Have you ever been in a shop where the sales person comes up and starts telling you all about the product and how great it is but you’re just not interested? This usually happens when there is a mismatch in communication between the sales person and you. If you are trying to communicate something to someone else then you should be able to tailor your message and deliver it in such a way that will be understood. This is a fundamental skill to master for job seekers yet not many people are aware of it.

A Sale is Always Made
As highlighted in the Vin Diesel film Boiler Room, in life a sale is always being made. Either you are selling someone on a reason for doing something or they are selling you on a reason why they shouldn’t. The best way to give you a chance at getting a great job is to match your entire communications strategy with your target organisation.

Don’t Just Tailor Your Resume
Most people tend to tailor their resume for each individual job which is fantastic but don’t forget to tailor it for the organisation as well. If you are really interested in working at a company start by learning how that company operates. Do enough research on the company and its people and start to think about the sort of person they would want working there and then match everything you do with that organisation including your resume, interview and all correspondence and communication with that organisation.

This is where I see a lot of cool young people fail because they think after they have graduated they will easily get a job simply because they have qualifications, fantastic experience and are available for work immediately. It doesn’t work like that. You’ll come across as not being the right fit for the organisation or worse yet, a really annoying salesperson!

Give Yourself the Best Possible Chance
As job seeker you want to give yourself the best possible chance at getting a great job so you need to start matching your communications with potential employers.
I know this takes a lot of time and effort but if you’re not willing to put in the hard yards in getting a job in the first place, how long do you think you will survive in a professional position? Perhaps a casual career would be better for you.

5 Golden Rules of Matching Communications

1. Research the organisation and its people. Find out their mission and their values and look at how they communicate with the rest of the world. What words and phrases do they use? If possible take a visit to the company and see how their employees dress. Research the company on Twitter to see if their employees are online. Connect with these people to give you greater insight.

2. Armed with this information, match your resume to the organisation by tailoring it to highlight the attributes that the organisation will want. If you’re a superstar applying for a lower level job (for whatever reason) re-organise your resume to be less superstar-ish. Also don’t send a private sector resume to a government position. Always be matching.

3. When your resume gets your foot in the door for an interview, make sure that what you presented in your resume is matched in your interview. So if you listed your personality as “bright and cheerful” don’t go into the interview looking like a bus just hit you and you hate the world. Always be matching.

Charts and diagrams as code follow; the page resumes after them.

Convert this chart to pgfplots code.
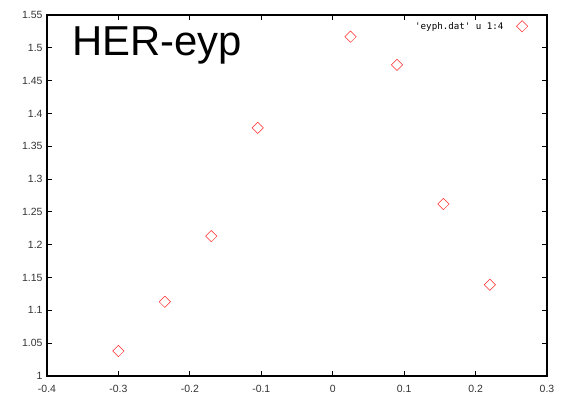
\documentclass[border=0pt]{standalone}
\usepackage{pgfplots}
\pgfplotsset{compat=1.18}
\usepackage{fontspec}
\setmainfont{Liberation Sans}
\newfontfamily\monofont{DejaVu Sans Mono}
\begin{document}
\begin{tikzpicture}[x=1bp,y=1bp]
\begin{axis}[
  scale only axis,
  width=500bp, height=361bp,
  xmin=-0.4, xmax=0.3, ymin=1, ymax=1.55,
  xtick={-0.4,-0.3,...,0.3},
  ytick={1,1.05,...,1.55},
  tick align=inside,
  major tick length=5bp,
  axis line style={line width=1.4pt},
  every tick/.style={black, line width=0.9pt},
  /pgf/number format/assume math mode=true,
  yticklabel style={/pgf/number format/.cd, fixed, precision=2, /tikz/.cd, font=\fontsize{10.5}{11}\selectfont, text=black!80, xshift=-1bp},
  xticklabel style={/pgf/number format/.cd, fixed, precision=1, /tikz/.cd, font=\fontsize{10.5}{11}\selectfont, text=black!80, yshift=-6bp},
  legend plot pos=right,
  legend style={draw=none, fill=none, at={(rel axis cs:0.968,0.992)}, anchor=north east, font=\monofont\fontsize{9.2}{10}\selectfont, column sep=11bp},
  legend cell align=right,
  clip=false,
]
\addplot[only marks, color=red!85, mark=square, mark size=4bp, mark options={rotate=45, line width=0.5pt}]
coordinates {
(-0.300,1.038)
(-0.235,1.113)
(-0.170,1.213)
(-0.105,1.378)
(0.025,1.517)
(0.090,1.474)
(0.155,1.262)
(0.220,1.139)
};
\addlegendentry{'eyph.dat' u 1:4}
\node[anchor=base west, font=\fontsize{42}{46}\selectfont, inner sep=0pt] at (rel axis cs:0.05,0.889) {HER-eyp};
\end{axis}
\pgfresetboundingbox
\useasboundingbox (-47bp,-22bp) rectangle (514bp,376bp);
\end{tikzpicture}
\end{document}
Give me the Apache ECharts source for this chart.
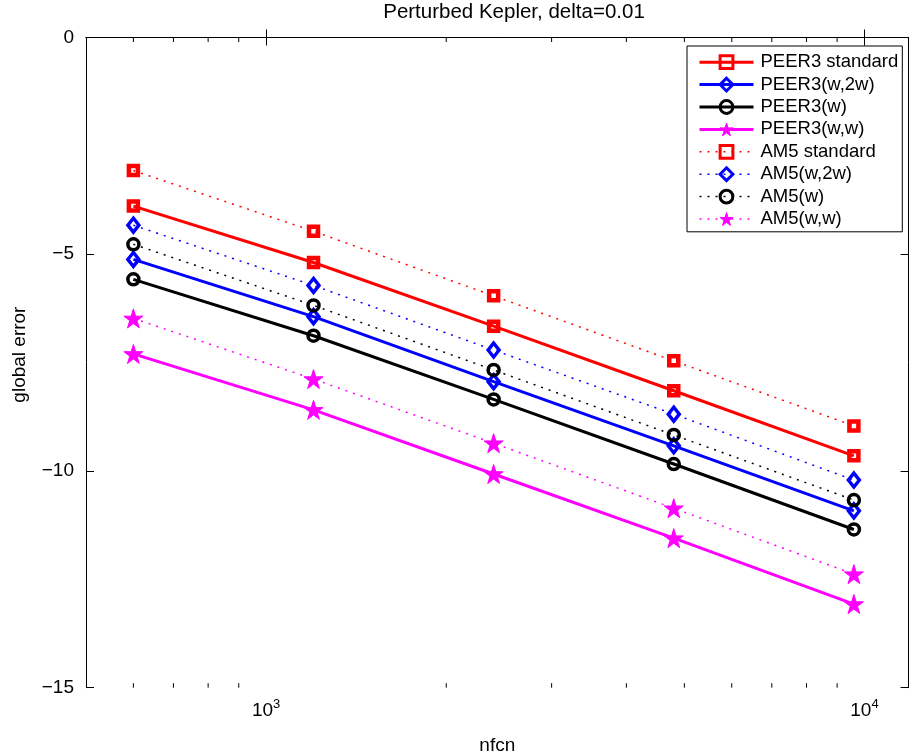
<!DOCTYPE html>
<html>
<head>
<meta charset="utf-8">
<script src="https://cdn.jsdelivr.net/npm/echarts@6/dist/echarts.min.js"></script>
<style>
html,body{margin:0;padding:0;background:#fff;}
#chart{width:912px;height:756px;}
</style>
</head>
<body>
<div id="chart"></div>
<script>
const xValues = [600, 1200, 2400, 4800, 9600];
const peer3Standard = [-3.89, -5.19, -6.66, -8.15, -9.65];
const peer3W2w = [-5.12, -6.44, -7.94, -9.42, -10.92];
const peer3W = [-5.58, -6.88, -8.35, -9.84, -11.35];
const peer3Ww = [-7.30, -8.59, -10.07, -11.55, -13.07];
const am5Standard = [-3.07, -4.47, -5.96, -7.46, -8.96];
const am5W2w = [-4.33, -5.72, -7.21, -8.69, -10.21];
const am5W = [-4.77, -6.18, -7.67, -9.17, -10.67];
const am5Ww = [-6.48, -7.88, -9.36, -10.86, -12.38];
const minorTicks = [600, 700, 800, 900, 2000, 3000, 4000, 5000, 6000, 7000, 8000, 9000];
const xMin = 500, xMax = 11850;
const yMin = -15, yMax = 0, yStep = 5;

const FONT = "'Liberation Sans', Arial, Helvetica, sans-serif";
const STAR = 'path://M100,0L122.45,69.1L195.11,69.1L136.33,111.8L158.78,180.9L100,138.2L41.22,180.9L63.67,111.8L4.89,69.1L77.55,69.1Z';

function pairs(ys) { return xValues.map((x, i) => [x, ys[i]]); }

function mk(name, ys, color, dotted, kind) {
  const s = {
    name: name, type: 'line', data: pairs(ys), color: color,
    lineStyle: dotted ? { color: color, width: 1.5, type: [2, 6] } : { color: color, width: 3, type: 'solid' },
    itemStyle: { color: 'rgba(255,255,255,0)', borderColor: color, borderWidth: 3.5 },
    emphasis: { disabled: true }, animation: false, z: 3
  };
  if (kind === 'square') { s.symbol = 'rect'; s.symbolSize = 9; s.itemStyle.borderWidth = 4.5; }
  if (kind === 'diamond') { s.symbol = 'diamond'; s.symbolSize = [11, 14]; }
  if (kind === 'circle') { s.symbol = 'circle'; s.symbolSize = 11; }
  if (kind === 'star') { s.symbol = STAR; s.symbolSize = 19; s.itemStyle = { color: color, borderColor: color, borderWidth: 1 }; }
  return s;
}

const seriesList = [
  mk('PEER3 standard', peer3Standard, '#ff0000', false, 'square'),
  mk('PEER3(w,2w)', peer3W2w, '#0000ff', false, 'diamond'),
  mk('PEER3(w)', peer3W, '#000000', false, 'circle'),
  mk('PEER3(w,w)', peer3Ww, '#ff00ff', false, 'star'),
  mk('AM5 standard', am5Standard, '#ff0000', true, 'square'),
  mk('AM5(w,2w)', am5W2w, '#0000ff', true, 'diamond'),
  mk('AM5(w)', am5W, '#000000', true, 'circle'),
  mk('AM5(w,w)', am5Ww, '#ff00ff', true, 'star')
];

const legendData = seriesList.map(s => ({
  name: s.name,
  lineStyle: { width: s.lineStyle.width, type: s.lineStyle.type, color: s.lineStyle.color },
  itemStyle: { color: s.itemStyle.color, borderColor: s.itemStyle.borderColor, borderWidth: s.symbol === STAR ? 1 : 3 }
}));

seriesList.push({
  type: 'custom', name: 'minor', silent: true, clip: false, z: 10,
  xAxisIndex: 0, yAxisIndex: 0,
  data: minorTicks.map(v => [v, yMin]),
  renderItem: function (params, api) {
    const v = api.value(0);
    const b = api.coord([v, yMin]);
    const t = api.coord([v, yMax]);
    return { type: 'group', children: [
      { type: 'line', shape: { x1: b[0], y1: b[1], x2: b[0], y2: b[1] - 4.5 }, style: { stroke: '#000', lineWidth: 1 } },
      { type: 'line', shape: { x1: t[0], y1: t[1], x2: t[0], y2: t[1] + 4.5 }, style: { stroke: '#000', lineWidth: 1 } }
    ]};
  }
});

function isPow10(v) { const l = Math.log10(v); return Math.abs(l - Math.round(l)) < 1e-6; }

const chart = echarts.init(document.getElementById('chart'), null, { renderer: 'canvas' });
chart.setOption({
  animation: false,
  backgroundColor: '#fff',
  textStyle: { fontFamily: FONT },
  title: {
    text: 'Perturbed Kepler, delta=0.01', left: 514, top: 2, padding: 0, textAlign: 'center',
    textStyle: { fontFamily: FONT, fontSize: 20.5, fontWeight: 'normal', color: '#000' }
  },
  grid: { left: 86, right: 3.4, top: 37.5, bottom: 68.3, containLabel: false, outerBoundsMode: 'none' },
  legend: {
    orient: 'vertical', left: 687, top: 46, padding: [6.7, 4, 3.3, 11],
    itemWidth: 54, itemHeight: 16, itemGap: 3.4,
    borderColor: '#000', borderWidth: 1, backgroundColor: '#fff',
    data: legendData,
    textStyle: { fontFamily: FONT, fontSize: 18.5, color: '#000', padding: [0, 0, 0, 2] },
    selectedMode: false, z: 20
  },
  xAxis: [
    {
      type: 'log', logBase: 10, min: xMin, max: xMax, position: 'bottom',
      name: 'nfcn', nameLocation: 'middle', nameGap: 49,
      nameTextStyle: { fontFamily: FONT, fontSize: 19, color: '#000' },
      axisLine: { show: true, lineStyle: { color: '#000', width: 1 } },
      axisTick: { show: true, inside: true, length: 8, lineStyle: { color: '#000' } },
      axisLabel: {
        show: true, margin: 10, showMinLabel: false, showMaxLabel: false,
        formatter: function (v) {
          if (!isPow10(v)) return '';
          return '{b|10}{s|' + Math.round(Math.log10(v)) + '}';
        },
        rich: {
          b: { fontFamily: FONT, fontSize: 19, color: '#000' },
          s: { fontFamily: FONT, fontSize: 13, color: '#000', verticalAlign: 'bottom', padding: [0, 0, 14, 0] }
        }
      },
      splitLine: { show: false }
    },
    {
      type: 'log', logBase: 10, min: xMin, max: xMax, position: 'top',
      axisLine: { show: true, lineStyle: { color: '#000', width: 1 } },
      axisTick: { show: true, inside: true, length: 8, lineStyle: { color: '#000' } },
      axisLabel: { show: false }, splitLine: { show: false }
    }
  ],
  yAxis: [
    {
      type: 'value', min: yMin, max: yMax, interval: yStep, position: 'left',
      name: 'global error', nameLocation: 'middle', nameGap: 57, nameRotate: 90,
      nameTextStyle: { fontFamily: FONT, fontSize: 19, color: '#000', padding: [0, 0, 0, 16] },
      axisLine: { show: true, lineStyle: { color: '#000', width: 1 } },
      axisTick: { show: true, inside: true, length: 8, lineStyle: { color: '#000' } },
      axisLabel: {
        margin: 12, fontFamily: FONT, fontSize: 19, color: '#000',
        formatter: function (v) { return String(v).replace('-', '\u2212'); }
      },
      splitLine: { show: false }
    },
    {
      type: 'value', min: yMin, max: yMax, interval: yStep, position: 'right',
      axisLine: { show: true, lineStyle: { color: '#000', width: 1 } },
      axisTick: { show: true, inside: true, length: 8, lineStyle: { color: '#000' } },
      axisLabel: { show: false }, splitLine: { show: false }
    }
  ],
  series: seriesList
});
</script>
</body>
</html>
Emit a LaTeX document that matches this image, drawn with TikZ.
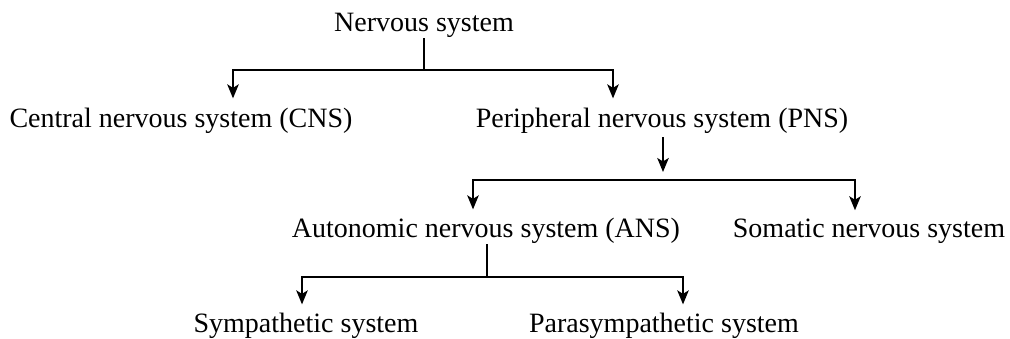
\documentclass[tikz,border=0pt]{standalone}
\usepackage{fontspec}
\setmainfont{Liberation Serif}
\usetikzlibrary{arrows.meta}
\begin{document}
\begin{tikzpicture}[x=1pt,y=-1pt,
  every node/.style={font=\fontsize{28}{34}\selectfont, inner sep=0pt, anchor=base},
  link/.style={line width=1.9pt},
  arr/.style={link, -{Stealth[length=14pt,width=11.5pt,inset=3.5pt]}}]
\useasboundingbox (0,0) rectangle (1010,339);
% nodes
\node (ns)   at (424,32)  {Nervous system};
\node (cns)  at (181,128) {Central nervous system (CNS)};
\node (pns)  at (662,128) {Peripheral nervous system (PNS)};
\node (ans)  at (486,238) {Autonomic nervous system (ANS)};
\node (sns)  at (869,238) {Somatic nervous system};
\node (sym)  at (306,332) {Sympathetic system};
\node (para) at (664,332) {Parasympathetic system};
% junction coordinates
\coordinate (b1l) at (233,70);
\coordinate (b1r) at (613,70);
\coordinate (j2)  at (663,180);
\coordinate (b2l) at (473,180);
\coordinate (b2r) at (855,180);
\coordinate (b3l) at (302,277);
\coordinate (b3r) at (683,277);
% first bracket
\draw[link] (ns.south) -- (ns.south |- b1l);
\draw[link, line cap=rect] (b1l) -- (b1r);
\draw[arr] (b1l) -- ([yshift=10pt]b1l |- cns.north);
\draw[arr] (b1r) -- ([yshift=10pt]b1r |- pns.north);
% PNS arrow and second bracket
\draw[arr] ([yshift=-3pt]j2 |- pns.south) -- ([yshift=8pt]j2);
\draw[link, line cap=rect] (b2l) -- (b2r);
\draw[arr] (b2l) -- ([yshift=9pt]b2l |- ans.north);
\draw[arr] (b2r) -- ([yshift=9pt]b2r |- sns.north);
% third bracket
\draw[link] ([xshift=1pt]ans.south) -- ([xshift=1pt]ans.south |- b3l);
\draw[link, line cap=rect] (b3l) -- (b3r);
\draw[arr] (b3l) -- ([yshift=8pt]b3l |- sym.north);
\draw[arr] (b3r) -- ([yshift=8pt]b3r |- para.north);
\end{tikzpicture}
\end{document}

4. You should have done research on what the employees of that organisation wear to work, so make sure you dress appropriately. For instance if employees don’t wear suits and ties to work, don’t be wearing one in the interview. Always be matching.

5. During the interview, at the end, ask if they would prefer if you followed up with them via email or phone? There is nothing worse than a person who prefers email to start receiving phone calls, or vice versa. Always be matching.

Most graduates are just 5% off getting a great job. They have all these great technical skills and experience but what they lack is something small that just needs a little bit of tweaking to get them through the door. Hopefully you’ve now got your 5%. Good luck!